2 Inserire un meccanismo di perequazione e allentare il cap tariffario, prevedendo uno schema di progressiva socializzazione degli investimenti e di allentamento del cap sull’incremento della componente tariffaria a copertura degli investimenti, restituendo agli stessi maggiore capacità di investimento e favorendo un circolo virtuoso per i gestori che dimostrano migliori risultati nella gestione industriale (e.g. migliori indicatori di qualità tecnica e commerciale, capacità di messa a terra degli interventi, sostenibilità finanziaria)

3 Rafforzare il ruolo delle strutture centrali (es. Invitalia, Sogesid) nella gestione delle procedure di affidamento e di rinnovo degli affidamenti  in modo da supportare ulteriormente gli enti di governo – soprattutto i più piccoli – nella preparazione della documentazione di gara e nello svolgimento della procedura al fine di accelerare il processo, promuovere la competizione e ridurre il rischio di ricorsi e contenziosi. In questo senso, le gare per gli ambiti di Rimini, Piacenza e Reggio Emilia potrebbero rappresentare una best practice di riferimento.

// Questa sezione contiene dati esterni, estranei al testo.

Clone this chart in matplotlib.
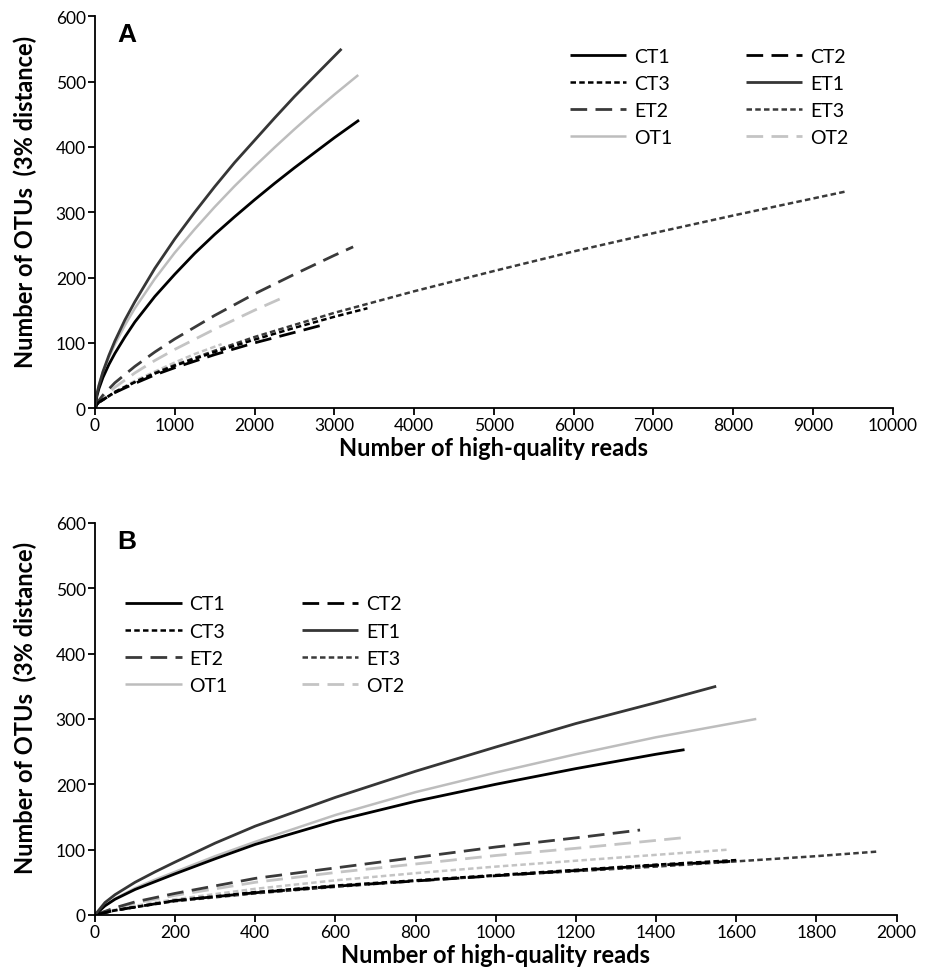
import matplotlib
matplotlib.use('Agg')
import matplotlib.pyplot as plt

plt.rcParams['font.family'] = ['Lato', 'DejaVu Sans']

# ---- panel A data ----
a_x_ct1 = [0, 25, 50, 100, 175, 250, 375, 500, 750, 1000, 1250, 1500, 1750, 2000, 2250, 2500, 2750, 3000, 3310]
a_y_ct1 = [0, 19, 30, 47, 67, 84, 109, 132, 171, 205, 237, 266, 293, 319, 344, 368, 391, 414, 441]
a_x_ct2 = [0, 25, 50, 100, 250, 500, 750, 1000, 1500, 2000, 2500, 2840]
a_y_ct2 = [0, 6, 9, 13, 24, 38, 51, 62, 82, 100, 116, 127]
a_x_ct3 = [0, 25, 50, 100, 250, 500, 750, 1000, 1500, 2000, 2500, 3000, 3415]
a_y_ct3 = [0, 6, 9, 13, 25, 40, 53, 65, 86, 105, 123, 140, 153]
a_x_et1 = [0, 25, 50, 100, 175, 250, 375, 500, 750, 1000, 1250, 1500, 1750, 2000, 2250, 2500, 2750, 3090]
a_y_et1 = [0, 22, 35, 56, 81, 103, 135, 163, 214, 259, 300, 339, 376, 410, 444, 477, 508, 550]
a_x_et2 = [0, 25, 50, 100, 250, 500, 750, 1000, 1500, 2000, 2500, 3000, 3236]
a_y_et2 = [0, 8, 12, 20, 39, 64, 86, 106, 142, 175, 205, 234, 247]
a_x_et3 = [0, 25, 50, 100, 250, 500, 750, 1000, 1500, 2000, 3000, 4000, 5000, 6000, 7000, 8000, 9420]
a_y_et3 = [0, 6, 9, 13, 24, 40, 54, 66, 88, 109, 146, 179, 210, 240, 268, 295, 332]
a_x_ot1 = [0, 25, 50, 100, 175, 250, 375, 500, 750, 1000, 1250, 1500, 1750, 2000, 2250, 2500, 2750, 3000, 3300]
a_y_ot1 = [0, 23, 35, 55, 78, 98, 127, 153, 198, 238, 274, 308, 340, 370, 399, 427, 454, 480, 510]
a_x_ot2 = [0, 25, 50, 100, 250, 500, 750, 1000, 1500, 2000, 2350]
a_y_ot2 = [0, 7, 11, 16, 32, 54, 73, 90, 121, 150, 169]
a_x_ot3 = [0, 25, 50, 100, 250, 500, 750, 1000, 1250, 1587]
a_y_ot3 = [0, 6, 9, 12, 25, 42, 56, 70, 83, 98]

# ---- panel B data ----
b_x_ct1 = [0, 25, 50, 100, 150, 200, 300, 400, 600, 800, 1000, 1200, 1400, 1471]
b_y_ct1 = [0, 14, 24, 39, 51, 63, 86, 108, 144, 174, 200, 224, 246, 253]
b_x_ct2 = [0, 50, 100, 200, 400, 600, 800, 1000, 1200, 1400, 1585]
b_y_ct2 = [0, 7, 12, 22, 34, 44, 52, 60, 68, 76, 82]
b_x_ct3 = [0, 50, 100, 200, 400, 600, 800, 1000, 1200, 1400, 1600]
b_y_ct3 = [0, 7, 12, 22, 35, 45, 53, 61, 69, 77, 84]
b_x_et1 = [0, 25, 50, 100, 150, 200, 300, 400, 600, 800, 1000, 1200, 1400, 1550]
b_y_et1 = [0, 19, 31, 50, 66, 81, 110, 136, 180, 220, 257, 293, 325, 350]
b_x_et2 = [0, 50, 100, 200, 400, 600, 800, 1000, 1200, 1360]
b_y_et2 = [0, 11, 20, 33, 56, 72, 88, 104, 118, 130]
b_x_et3 = [0, 50, 100, 200, 400, 600, 800, 1000, 1200, 1400, 1600, 1800, 1952]
b_y_et3 = [0, 7, 12, 21, 33, 43, 52, 60, 67, 74, 82, 90, 97]
b_x_ot1 = [0, 25, 50, 100, 150, 200, 300, 400, 600, 800, 1000, 1200, 1400, 1650]
b_y_ot1 = [0, 14, 25, 41, 54, 66, 90, 112, 153, 188, 218, 246, 272, 300]
b_x_ot2 = [0, 50, 100, 200, 400, 600, 800, 1000, 1200, 1464]
b_y_ot2 = [0, 10, 18, 30, 50, 65, 78, 91, 102, 118]
b_x_ot3 = [0, 50, 100, 200, 400, 600, 800, 1000, 1200, 1400, 1581]
b_y_ot3 = [0, 8, 14, 24, 40, 53, 64, 74, 83, 92, 100]

# style per sample: colour, dashes, width
styles = {
    'CT1': ('#000000', None, 2.0),
    'CT2': ('#000000', (6, 3), 2.0),
    'CT3': ('#000000', (2.2, 1.3), 1.8),
    'ET1': ('#363636', None, 2.0),
    'ET2': ('#3a3a3a', (6, 3), 2.0),
    'ET3': ('#3a3a3a', (2.2, 1.3), 1.8),
    'OT1': ('#bdbdbd', None, 1.8),
    'OT2': ('#c4c4c4', (6, 3), 2.0),
    'OT3': ('#c4c4c4', (2.2, 1.3), 1.8),
}
legend_order = ['CT1', 'CT3', 'ET2', 'OT1', 'CT2', 'ET1', 'ET3', 'OT2']

panel_a = {'CT1': (a_x_ct1, a_y_ct1), 'CT2': (a_x_ct2, a_y_ct2), 'CT3': (a_x_ct3, a_y_ct3),
           'ET1': (a_x_et1, a_y_et1), 'ET2': (a_x_et2, a_y_et2), 'ET3': (a_x_et3, a_y_et3),
           'OT1': (a_x_ot1, a_y_ot1), 'OT2': (a_x_ot2, a_y_ot2), 'OT3': (a_x_ot3, a_y_ot3)}
panel_b = {'CT1': (b_x_ct1, b_y_ct1), 'CT2': (b_x_ct2, b_y_ct2), 'CT3': (b_x_ct3, b_y_ct3),
           'ET1': (b_x_et1, b_y_et1), 'ET2': (b_x_et2, b_y_et2), 'ET3': (b_x_et3, b_y_et3),
           'OT1': (b_x_ot1, b_y_ot1), 'OT2': (b_x_ot2, b_y_ot2), 'OT3': (b_x_ot3, b_y_ot3)}

fig = plt.figure(figsize=(9.31, 9.79), dpi=100)
ax_a = fig.add_axes([0.102, 0.582, 0.857, 0.4004])
ax_b = fig.add_axes([0.102, 0.0644, 0.861, 0.4004])


def draw(ax, data, xmax, xstep, letter, legend_loc):
    handles = {}
    for name in ['OT3', 'OT2', 'OT1', 'ET3', 'ET2', 'CT3', 'CT2', 'CT1', 'ET1']:
        x, y = data[name]
        col, dash, lw = styles[name]
        line, = ax.plot(x, y, color=col, lw=lw, solid_capstyle='butt')
        if dash is not None:
            line.set_dashes(dash)
        handles[name] = line
    ax.set_xlim(0, xmax)
    ax.set_ylim(0, 600)
    ax.set_xticks(range(0, xmax + 1, xstep))
    ax.set_yticks(range(0, 601, 100))
    for s in ['top', 'right']:
        ax.spines[s].set_visible(False)
    for s in ['left', 'bottom']:
        ax.spines[s].set_linewidth(1.3)
    ax.tick_params(direction='out', length=5, width=1.3, labelsize=12.5, pad=1.5)
    ax.set_xlabel('Number of high-quality reads', fontsize=17, fontweight='bold', labelpad=2)
    ax.set_ylabel('Number of OTUs  (3% distance)', fontsize=17, fontweight='bold')
    ax.yaxis.set_label_coords(-0.072, 0.53)
    ax.text(0.028, 0.985, letter, transform=ax.transAxes, fontsize=19, fontweight='bold',
            family='Liberation Sans', va='top')
    ax.legend([handles[n] for n in legend_order], legend_order, ncol=2, frameon=False,
              loc='upper left', bbox_to_anchor=legend_loc, fontsize=14,
              handlelength=2.9, handletextpad=0.4, columnspacing=3.8, labelspacing=0.52,
              borderaxespad=0, borderpad=0)


draw(ax_a, panel_a, 10000, 1000, 'A', (0.595, 0.92))
draw(ax_b, panel_b, 2000, 200, 'B', (0.038, 0.815))

fig.savefig('out.png', dpi=100)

4 Favorire il trasferimento delle gestioni in economia al gestore unico, prevedendo un meccanismo di incentivazione per i Comuni e il gestore unico che accelerano tale processo.

5 Favorire le aggregazioni tra gestori attraverso la trasformazione di società in – house in società mista (entrata di soci privati) e aggregazione di società in-house su più ATO nonché prevedendo un ruolo di CdP per garantire un adeguato flusso di capitali

6 Promuovere il Project financing come strumento di partnership pubblico privata, riconoscendo ai gestori del SII i costi a copertura delle capex che sono realizzate dal soggetto promotore del project financing; ciò consentirebbe ai gestori in-house di beneficiare di una ulteriore fonte di finanziamento degli investimenti senza aprire il capitale al privato

7 Promuovere un approccio integrato al ciclo dell’acqua, ampliando il ruolo del gestore idrico /utilities anche alla gestione dei comparti ad uso industriale e irriguo e prevedendo una pianificazione integrata degli investimenti.